The conference kicks off, after a welcome from director Michael Riley, with a plenary session from Richard McFahn, co-planned with Neil Bates, on helping your students to achieve at GCSE.

Rich says that when they started planning the session they looked to Twitter to find out what students had thought about it. Their tweets revealed some good knowledge of the GCSE but perhaps not much confidence! We spend a bit of time talking to the people around us about potential barriers. Rich has identified these to include:

  • Lots of content – much of which is relatively unfamiliar. How do we fit it all in? How do we make sense of it? How do we deal with disengagement?
  • There’s a LOT to remember: When and how to revise?
  • Confusing exam questions
  • How do we do justice to our subject and go beyond hot-housing for exam success?

We have a strong subject community and we can look to each other to share the best ways of tackling these challenges.

Sticking point: Lots of unfamiliar content, how do we make sense of it?

Step 1: Start with the big picture. Students need to be both parachutists AND truffle hunters: look at the whole spread as well as the detail. We create a big picture timeline along with captions, to consider key events of the Cold War – Richard suggests then getting pupils to map the events.

Step 2: Revisit regularly. Get a timeline on the wall and refer to it regularly. Gets students to fill in blank timelines; use sequencing or gap fill activities as starters. Lots of other ideas here that I wasn’t quick enough to log!

Sticking point: Not enough teaching time?

Are knowledge organisers the only answer? Febvre: ‘A mere collector of supposed facts is as useful as a collector of matchboxes’. History cannot just be substantive knowledge: we need disciplinary knowledge too – second order concepts.
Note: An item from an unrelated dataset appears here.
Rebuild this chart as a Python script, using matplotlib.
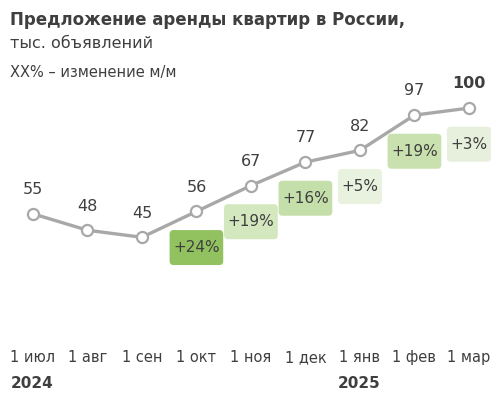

Willingham makes the point that students can’t learn everything, but they do need to learn the things that come up over and over again.
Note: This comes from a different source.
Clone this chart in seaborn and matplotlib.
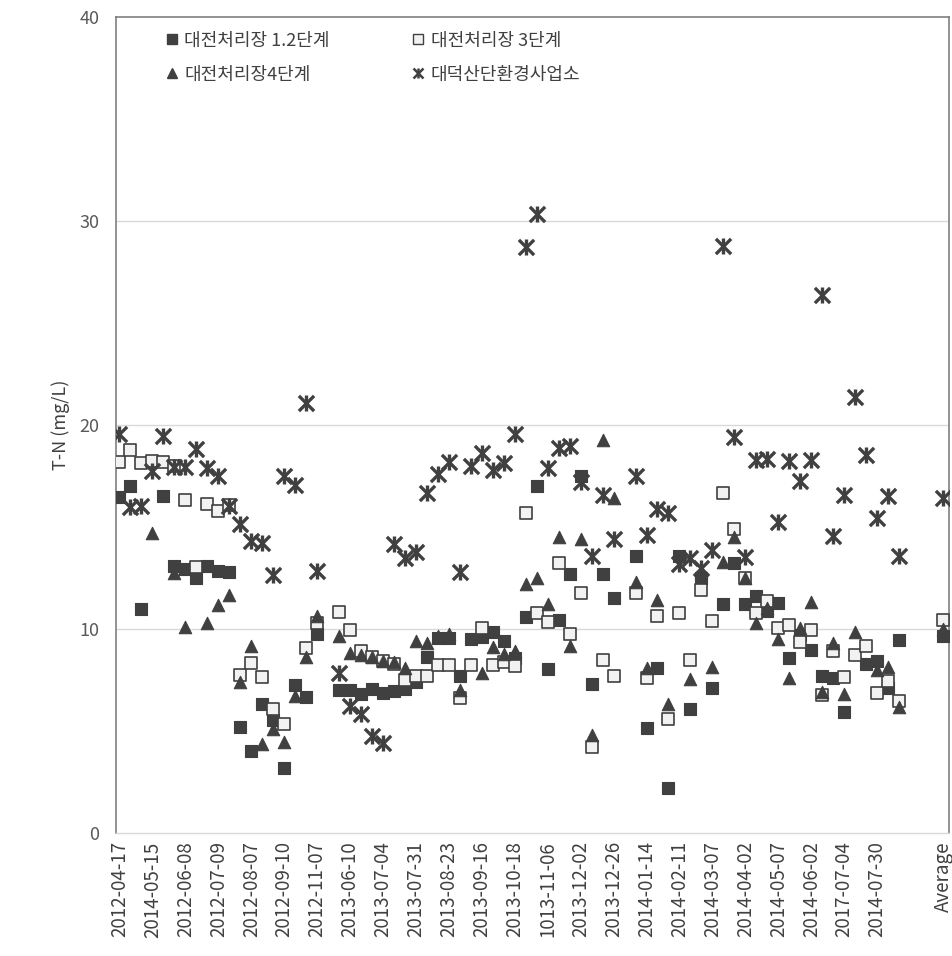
import numpy as np
import pandas as pd
import matplotlib
matplotlib.use('Agg')
import matplotlib.pyplot as plt
import seaborn as sns
from matplotlib.legend_handler import HandlerTuple

# visible category labels (every 3rd sampling date), then a blank and the average
date_labels = ['2012-04-17', '2014-05-15', '2012-06-08', '2012-07-09', '2012-08-07',
               '2012-09-10', '2012-11-07', '2013-06-10', '2013-07-04', '2013-07-31',
               '2013-08-23', '2013-09-16', '2013-10-18', '1013-11-06', '2013-12-02',
               '2013-12-26', '2014-01-14', '2014-02-11', '2014-03-07', '2014-04-02',
               '2014-05-07', '2014-06-02', '2017-07-04', '2014-07-30']
label_step = 3
n_blank = 3

nan = np.nan
stage12 = [16.45, 17.02, 10.98, nan, 16.53, 13.1, 12.94, 12.5, 13.1, 12.83,
           12.78, 5.21, 4.0, 6.32, 5.54, 3.19, 7.27, 6.68, 9.75, nan,
           7.0, 7.0, 6.8, 7.05, 6.85, 6.95, 7.05, 7.4, 8.64, 9.55,
           9.55, 7.7, 9.5, 9.6, 9.85, 9.4, 8.6, 10.6, 17.0, 8.05,
           10.44, 12.69, 17.48, 7.3, 12.69, 11.5, nan, 13.59, 5.17, 8.1,
           2.22, 13.59, 6.1, 12.5, 7.1, 11.24, 13.23, 11.24, 11.6, 10.9,
           11.25, 8.6, 9.7, 8.95, 7.7, 7.58, 5.93, nan, 8.28, 8.45,
           7.1, 9.48]
stage3 = [18.2, 18.79, 18.12, 18.22, 18.2, 18.0, 16.34, 13.05, 16.13, 15.8,
          16.09, 7.76, 8.31, 7.63, 6.08, 5.34, nan, 9.07, 10.28, nan,
          10.84, 9.96, 8.9, 8.64, 8.44, 8.3, 7.5, 7.7, 7.7, 8.24,
          8.24, 6.6, 8.24, 10.05, 8.25, 8.4, 8.2, 15.69, 10.8, 10.36,
          13.23, 9.76, 11.76, 4.21, 8.5, 7.7, nan, 11.76, 7.6, 10.64,
          5.57, 10.76, 8.5, 11.9, 10.4, 16.69, 14.89, 12.5, 10.8, 11.35,
          10.04, 10.2, 9.34, 9.95, 6.75, 8.94, 7.63, 8.7, 9.15, 6.87,
          7.47, 6.49]
stage4 = [nan, nan, nan, 14.69, nan, 12.73, 10.08, nan, 10.28, 11.19,
          11.68, 7.38, 9.18, 4.36, 5.1, 4.44, 6.73, 8.64, 10.65, nan,
          9.64, 8.8, 8.7, 8.64, 8.44, 8.36, 8.1, 9.4, 9.3, 9.64,
          9.76, 7.0, nan, 7.82, 9.1, 8.77, 8.94, 12.2, 12.5, 11.24,
          14.49, 9.16, 14.43, 4.81, 19.28, 16.43, nan, 12.3, 8.1, 11.44,
          6.3, nan, 7.56, 12.8, 8.16, 13.3, 14.49, 12.5, 10.3, 11.05,
          9.5, 7.6, 10.05, 11.33, 6.9, 9.3, 6.8, 9.85, nan, 8.0,
          8.15, 6.16]
daedeok = [19.56, 15.96, 16.04, 17.76, 19.48, 17.96, 17.96, 18.8, 17.9, 17.5,
           16.04, 15.15, 14.3, 14.2, 12.66, 17.5, 17.07, 21.1, 12.86, nan,
           7.84, 6.2, 5.85, 4.77, 4.41, 14.19, 13.49, 13.75, 16.69, 17.58,
           18.18, 12.79, 17.98, 18.62, 17.78, 18.14, 19.54, 28.72, 30.36, 17.88,
           18.88, 18.98, 17.19, 13.59, 16.59, 14.43, nan, 17.49, 14.63, 15.89,
           15.69, 13.19, 13.49, 12.99, 13.89, 28.76, 19.42, 13.55, 18.28, 18.34,
           15.23, 18.22, 17.23, 18.28, 26.37, 14.55, 16.55, 21.38, 18.54, 15.43,
           16.53, 13.59]
average = {'대전처리장 1.2단계': 9.64, '대전처리장 3단계': 10.44,
           '대전처리장4단계': 10.0, '대덕산단환경사업소': 16.43}

series = {'대전처리장 1.2단계': stage12, '대전처리장 3단계': stage3,
          '대전처리장4단계': stage4, '대덕산단환경사업소': daedeok}

n = len(stage12)
avg_pos = n + n_blank
rows = []
for name, vals in series.items():
    for i, v in enumerate(vals):
        rows.append((name, i, v))
    rows.append((name, avg_pos, average[name]))
df = pd.DataFrame(rows, columns=['site', 'pos', 'tn']).dropna()

sns.set_theme(style='white')
plt.rcParams['font.family'] = ['Noto Sans CJK KR', 'DejaVu Sans']

dark = '#404040'
fig = plt.figure(figsize=(9.53, 9.56), dpi=100)
ax = fig.add_axes([0.1217, 0.1287, 0.8741, 0.8535])

for y in (10, 20, 30):
    ax.axhline(y, color='#d9d9d9', lw=1, zorder=0)

ms = 80
names = list(series.keys())
d = df[df.site == names[0]]
sns.scatterplot(data=d, x='pos', y='tn', marker='s', s=ms, color=dark,
                edgecolor=dark, linewidth=0.8, ax=ax, zorder=3)
d = df[df.site == names[1]]
sns.scatterplot(data=d, x='pos', y='tn', marker='s', s=ms, color='#f2f2f2',
                edgecolor=dark, linewidth=1.2, ax=ax, zorder=3)
d = df[df.site == names[2]]
sns.scatterplot(data=d, x='pos', y='tn', marker='^', s=ms, color=dark,
                edgecolor=dark, linewidth=0.8, ax=ax, zorder=3)
d = df[df.site == names[3]]
sns.scatterplot(data=d, x='pos', y='tn', marker='x', s=120, color=dark,
                linewidth=2.4, ax=ax, zorder=4)
sns.scatterplot(data=d, x='pos', y='tn', marker='|', s=120, color=dark,
                linewidth=2.4, ax=ax, zorder=4)

ax.set_xlim(-0.32, avg_pos + 0.55)
ax.set_ylim(0, 40)
ax.set_yticks([0, 10, 20, 30, 40])
ticks = np.arange(0, avg_pos + 1, label_step)
ax.set_xticks(ticks)
ax.set_xticklabels(date_labels + [''] * (len(ticks) - len(date_labels) - 1) + ['Average'],
                   rotation=90)
ax.tick_params(axis='x', length=0, labelsize=13.5, colors='#404040', pad=6)
ax.tick_params(axis='y', length=0, labelsize=13, colors='#595959', pad=12)
ax.set_xlabel('')
ax.set_ylabel('T-N (mg/L)', fontsize=13, color='#404040', labelpad=7)

for side in ('left', 'top', 'right'):
    ax.spines[side].set_color('#7f7f7f')
    ax.spines[side].set_linewidth(1.2)
ax.spines['bottom'].set_color('#d9d9d9')
ax.spines['bottom'].set_linewidth(1)

h1 = plt.Line2D([], [], ls='', marker='s', ms=7, color=dark)
h2 = plt.Line2D([], [], ls='', marker='s', ms=7, mfc='#f2f2f2', mec=dark, mew=1)
h3 = plt.Line2D([], [], ls='', marker='^', ms=7, color=dark)
h4a = plt.Line2D([], [], ls='', marker='x', ms=7, mew=1.8, color=dark)
h4b = plt.Line2D([], [], ls='', marker='|', ms=7, mew=1.8, color=dark)
ax.legend([h1, h3, h2, (h4a, h4b)], [names[0], names[2], names[1], names[3]],
          handler_map={tuple: HandlerTuple(ndivide=1)},
          loc='upper left', bbox_to_anchor=(0.043, 1.0), ncol=2, frameon=False,
          fontsize=13, handlelength=0.6, handletextpad=0.4, columnspacing=4.6,
          labelspacing=0.9, borderaxespad=0.4, labelcolor='#404040')

fig.savefig('out.png', dpi=100)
Identifying the enquiry questions that tie together content and historical thinking will help us to work through the GCSE content more quickly and in a way that will help students to grasp the concepts as well as the facts. Richard shares his enquiry questions for an Elizabeth I unit and we look at the activity designed to dig into the power of the Gestapo, which leads into considering the value and limitations of evidence. The best way to get students to understand what to do in the exam is to make them really good at history: investigate the sources, discuss what they show, compare with interpretations. Asking them to do something more difficult than what they need to do for the exam is a great way of ensuring they’re properly prepared.

Sticking point: How can we help them remember it all?

‘Memory is the residue of thought.’ Reduce time spent note-taking and make them apply the knowledge, not just recall it. Sorting games, charts and diagrams help students to record information in a relevant manner. Richard suggests asking students to map the Elizabethan plots against key criteria and then allocate each one time within a documentary episode: how much should each one get and why?

Pick and choose from the best of cognitive science: interleaving as ‘settling tasks’ or for homework, for example.

Sticking point: confusing exam questions

It is helpful to give students some decoding advice, even with all of this brilliant, detailed history work going on underneath it. Once again, we have excellent form on this as a community, e.g. iceberg questions.

Richard finishes with a clear list of principles to follow when working through your GCSE studies.